On Linearizing Structured Data in Encoder-Decoder Language Models: Insights from Text-to-SQL
Yutong Shao, Ndapa Nakashole
TL;DR
This work interrogates how linearization-based structured data representations are processed by encoder-decoder LMs in text-to-SQL, using a prefix-tuned T5 model on the Spider dataset. Through probing and causal tracing, the authors show that linearized inputs preserve crucial low-level textual information and that node relationships are encoded in an ego-centric manner, with structure-node encodings largely dedicated to their own nodes. They reveal duplicative robustness between encoder self-attention and decoder cross-attention for modality fusion and identify a pipeline-like inner process that mirrors schema linking, syntax prediction, and node selection. The findings suggest opportunities for model compression and more informed design of SDR systems, while providing a deeper mechanistic understanding of how linearization-based approaches handle inherently non-linear structured data. Overall, the study advances interpretability for SDR in encoder-decoder LMs and offers guidance for future research and optimization.
Abstract
Structured data, prevalent in tables, databases, and knowledge graphs, poses a significant challenge in its representation. With the advent of large language models (LLMs), there has been a shift towards linearization-based methods, which process structured data as sequential token streams, diverging from approaches that explicitly model structure, often as a graph. Crucially, there remains a gap in our understanding of how these linearization-based methods handle structured data, which is inherently non-linear.
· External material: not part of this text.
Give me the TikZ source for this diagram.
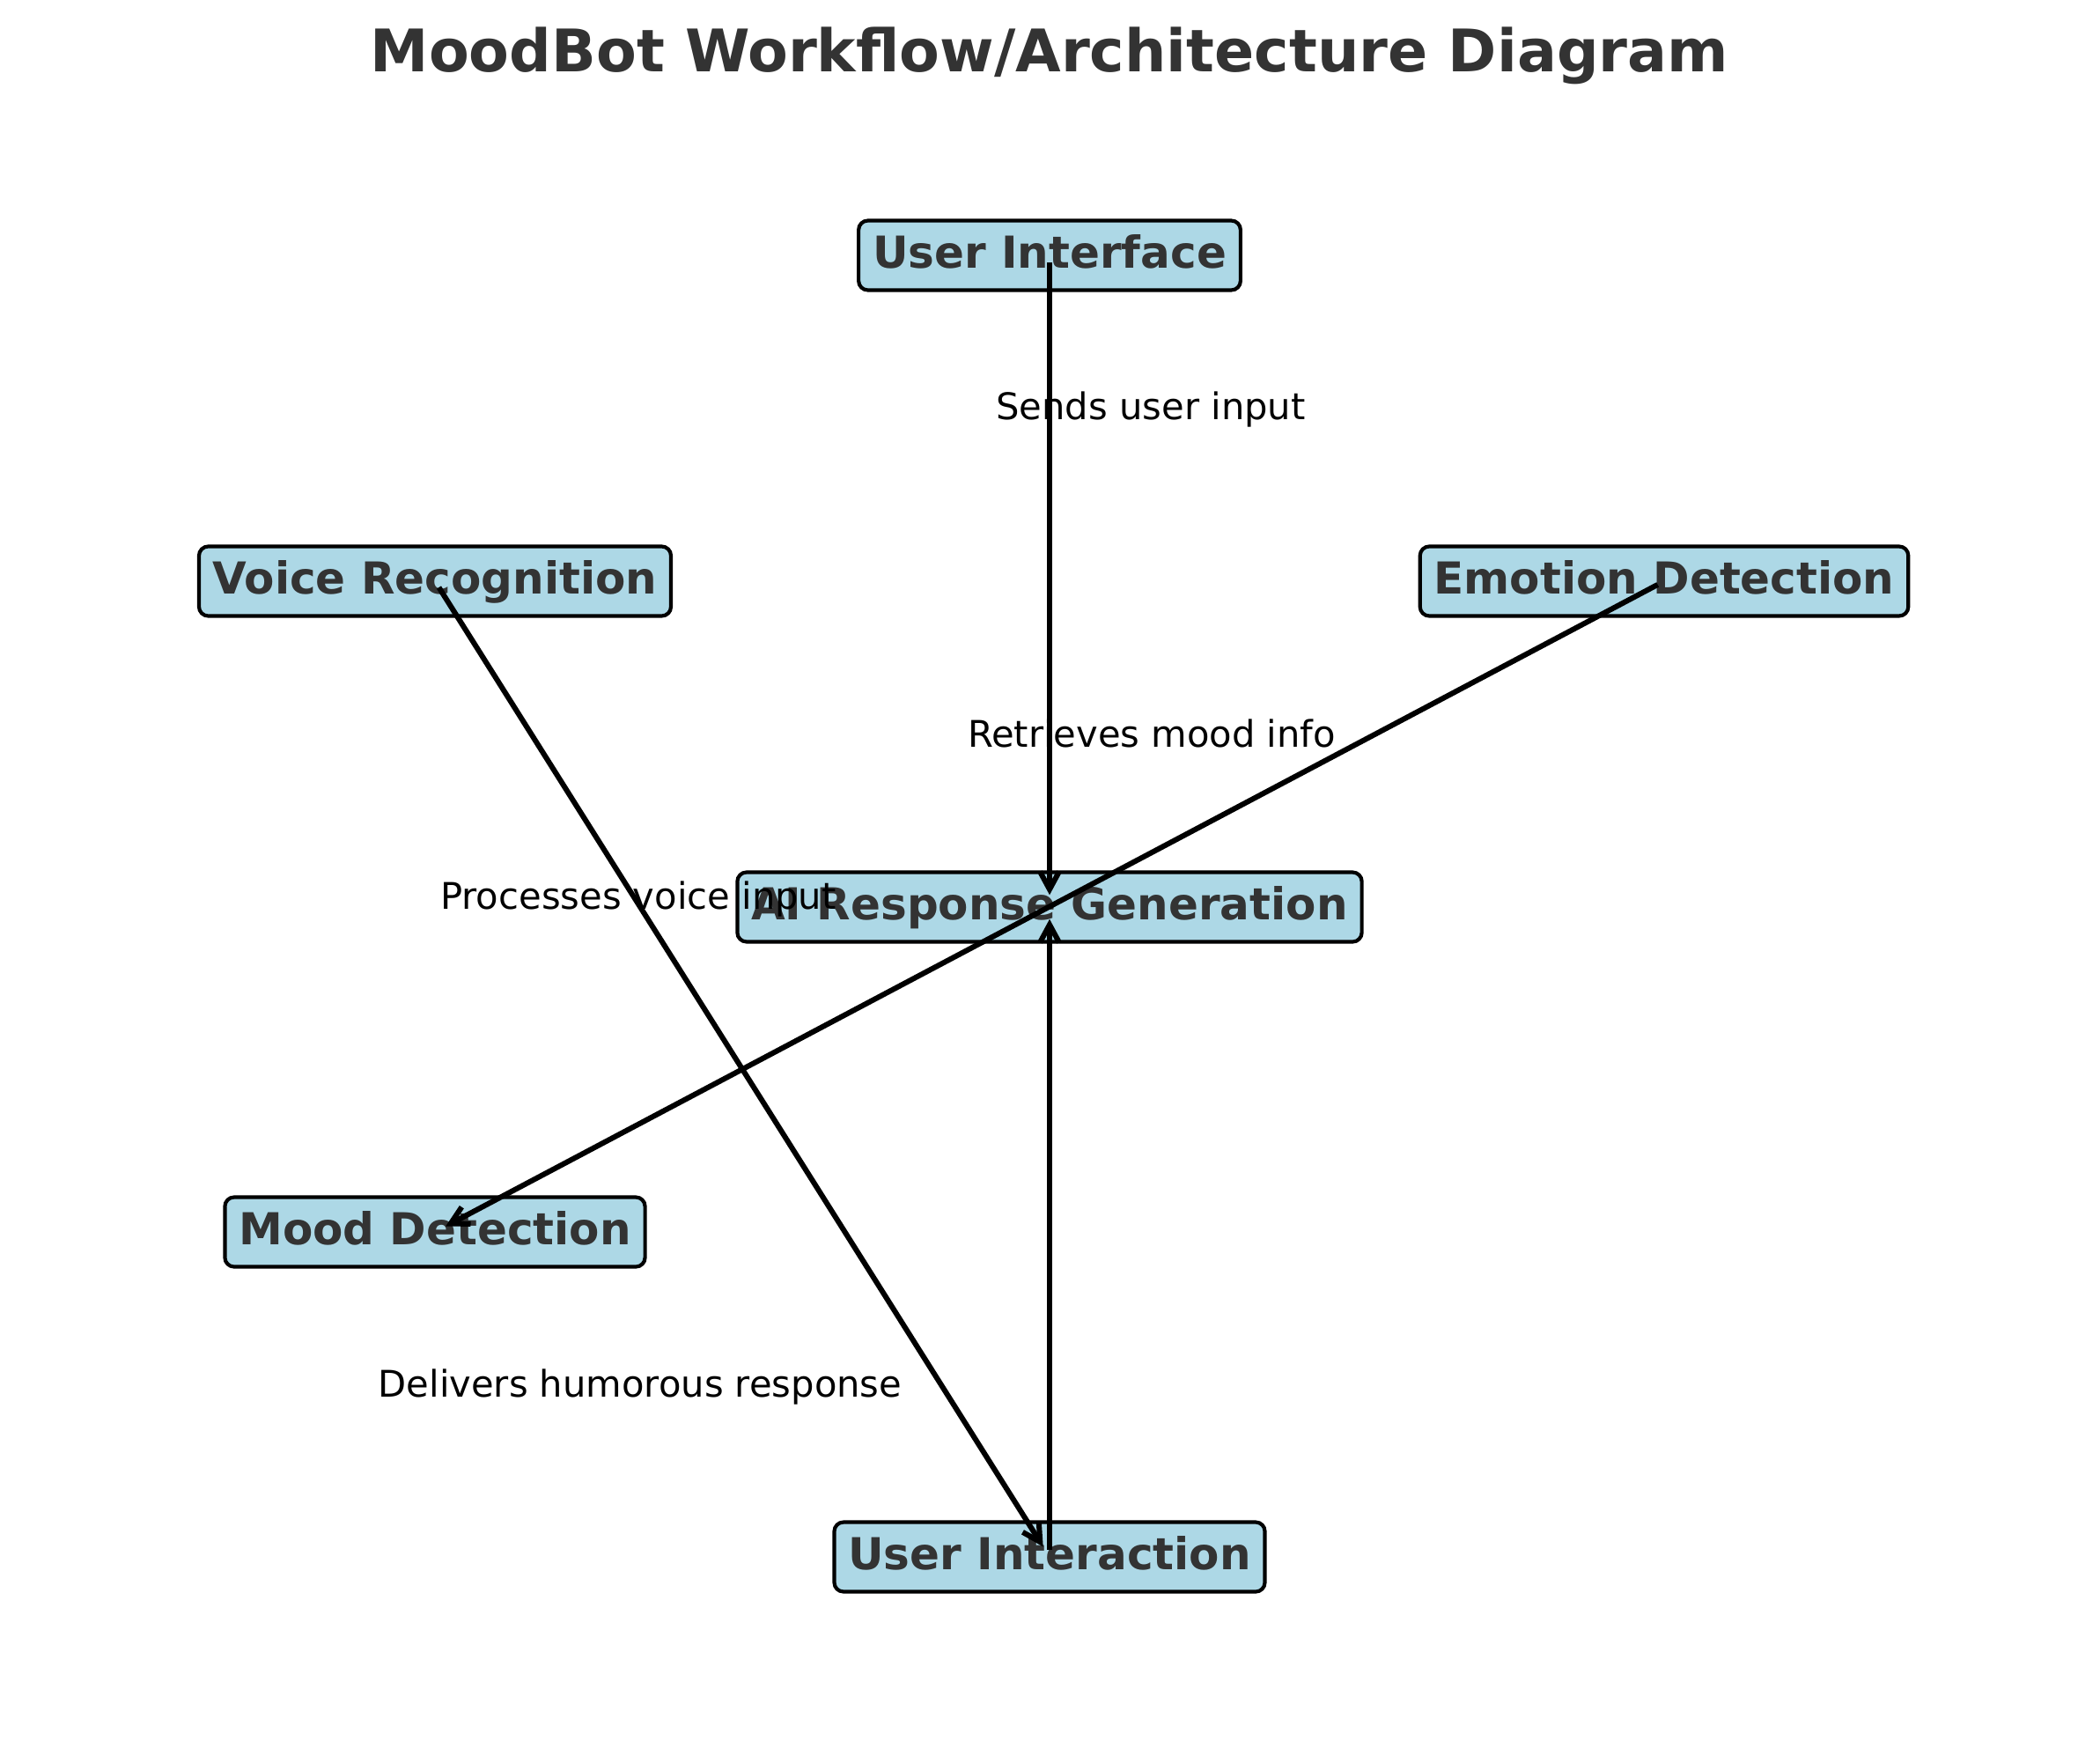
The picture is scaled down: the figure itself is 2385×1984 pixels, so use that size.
\documentclass[tikz,border=0pt]{standalone}
\usepackage{fontspec}
\setmainfont{DejaVu Sans}
\usetikzlibrary{arrows.meta}
\definecolor{boxblue}{HTML}{ADD8E6}
\definecolor{txtgray}{HTML}{333333}
\begin{document}
\begin{tikzpicture}[x=0.24pt,y=-0.24pt,
  block/.style={draw=black, line width=1pt, fill=boxblue, rounded corners=2.5pt,
    font=\bfseries\fontsize{12}{14}\selectfont, text=txtgray,
    inner xsep=3.8pt, inner ysep=4.3pt, text height=8.75pt, text depth=1.6pt},
  edgelabel/.style={font=\fontsize{10}{12}\selectfont, text=black, inner sep=0pt, anchor=base},
  flow/.style={draw=black, line width=1.45pt,
    -{Straight Barb[length=4.8pt,width=5.2pt]}, shorten >=3.3pt, shorten <=2pt}]
\useasboundingbox (0,0) rectangle (2385,1984);
\node[font=\bfseries\fontsize{16}{19}\selectfont, text=txtgray, anchor=base, inner sep=0pt] (title) at (1192,82) {MoodBot Workflow/Architecture Diagram};
% boxes
\node[block] (ui) at (1192,290) {User Interface};
\node[block] (voice) at (494,660) {Voice Recognition};
\node[block] (emotion) at (1890,660) {Emotion Detection};
\node[block] (ai) at (1192,1030) {AI Response Generation};
\node[block] (mood) at (494,1399) {Mood Detection};
\node[block] (interact) at (1192,1768) {User Interaction};
% labels
\node[edgelabel] (l1) at (1307,476) {Sends user input};
\node[edgelabel] (l2) at (1308,848) {Retrieves mood info};
\node[edgelabel] (l3) at (725,1032) {Processes voice input};
\node[edgelabel] (l4) at (727,1586) {Delivers humorous response};
% connectors
\draw[flow] (ui.center) -- (ai.center);
\draw[flow] (emotion.center) -- (mood.center);
\draw[flow] (voice.center) -- (interact.center);
\draw[flow] (interact.center) -- (ai.center);
\end{tikzpicture}
\end{document}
This work investigates the linear handling of structured data in encoder-decoder language models, specifically T5. Our findings reveal the model's ability to mimic human-designed processes such as schema linking and syntax prediction, indicating a deep, meaningful learning of structure beyond simple token sequencing. We also uncover insights into the model's internal mechanisms, including the ego-centric nature of structure node encodings and the potential for model compression due to modality fusion redundancy. Overall, this work sheds light on the inner workings of linearization-based methods and could potentially provide guidance for future research.